The best stories came out of my second LARPing adventure. Again with my son, we went to a field in Devon, early one Saturdau morning, to meet Paul, the guy I’d chatted to on the phone. We found the car park, parked up and walked through a hole in the hedge – straight into a fantasy realm. Sure, it was just a campsite – but the tents were all medieval-looking, festooned with rubber skulls and other arcane decorations. After asking a few bemused Elves where Paul was, one suddenly went “Oh – you mean Sebastian! His tent’s over there!”

As it turned out, Sebastian was the name of Paul’s character. We knocked onĀ  his tent and there was a bit of rustlinng inside, before the front flap opened and a very tall man, wearing a cloak and dressed in a Renaissance costume made from black velvet, appeared. Unfortunately, he had a bit of a hangover (they’d been on the Mead the night before) and wasn’t up to showing me the ropes just yet. He threw some costumes at us and said the best thing we could do was just mingle and chat to people and we’d get the hang of it. As we wandered off into the camp, he called out: “Oh – and be sure to chat to Brith, the Dwarf.”

 

So, we wandered and we chatted to people. When I say ‘people’, I mean Dark Elves, Wood Elves, Cat People and Wizards. And they all looked Fantastic. I mean, the work they’d put into their costumes was astonishing. There were shiny armour plates, leather gauntlets, pointed hats – whatever you wanted from your favourute fantasy novel was here, in a field in Devon, eating a bacon sandwich.

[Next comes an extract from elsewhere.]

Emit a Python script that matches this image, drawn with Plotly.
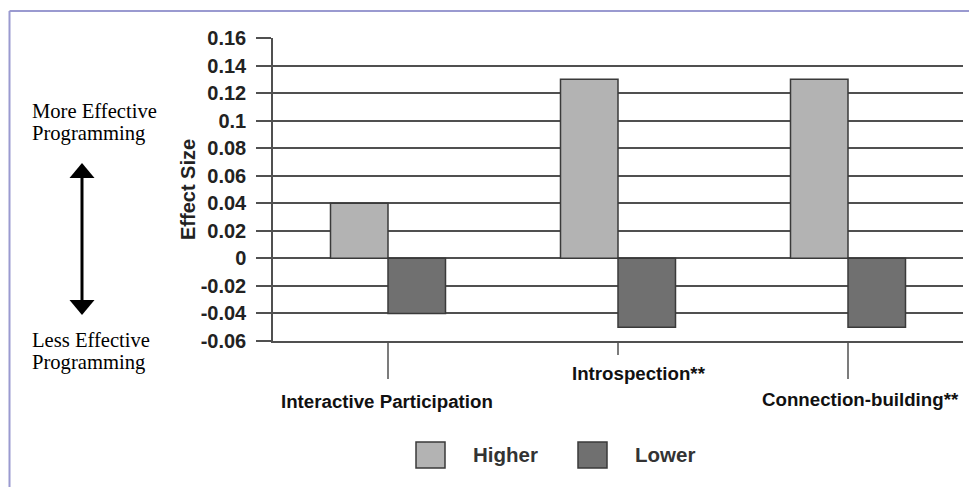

Once again, it was my son who pointed out the best bit: there, on the hhorizon, he’d spotted the silhouette of a diminutive figure; horned helmet, knee-length chainmail, HUGE beard and a hefty-looking axe: it had to be Brith the Dwarf. So we went to say Hallo.

Brith the Dwarf turned out to be a 70 year-old retired English Teacher called Barbara. Barbara had been doing this for years and was completely devoted to her character – and she was pretty handy in a fight, too. Her reasons for going was that LARP allowed people to be who they wanted to be, in a completely safe-from-the-rest-of-the-world environment.

As the day went on, we got into some battles, got chased by a Minotaur, my son slew his first Rat Ogre and we made it through the Gates of Death. We allied with Drow, took secret messages for Sebastian and tried to solve the Riddle of the Moving Box. It was bonkers, but beautifully so.

My son LOVED it – and probably because all the adultstreated him and the other kids as equals. If they hit someone with a sword, that person dropped to the floor. If they made a suggestion, it was listened to. If truth be told, he’s better at it than I am.

But what I loved about it was that these mad, mad people had created an environment where they could unleash their fantasies and make them real. Only for a weekend, but they packed as much as they could into those 48 hours and by the end of it, I was exhausted – but happy exhausted.

So, that’s the backdrop to Geekhood: Mission Improbable; a gloriously Geeky world, where no-one is quite what they seem. Some of the scenes in the book are direct lifts from stuff that happened; some of it funny for the wrong reasons, but all dome with complete respect to that lovely bunch of LARPing lunatics.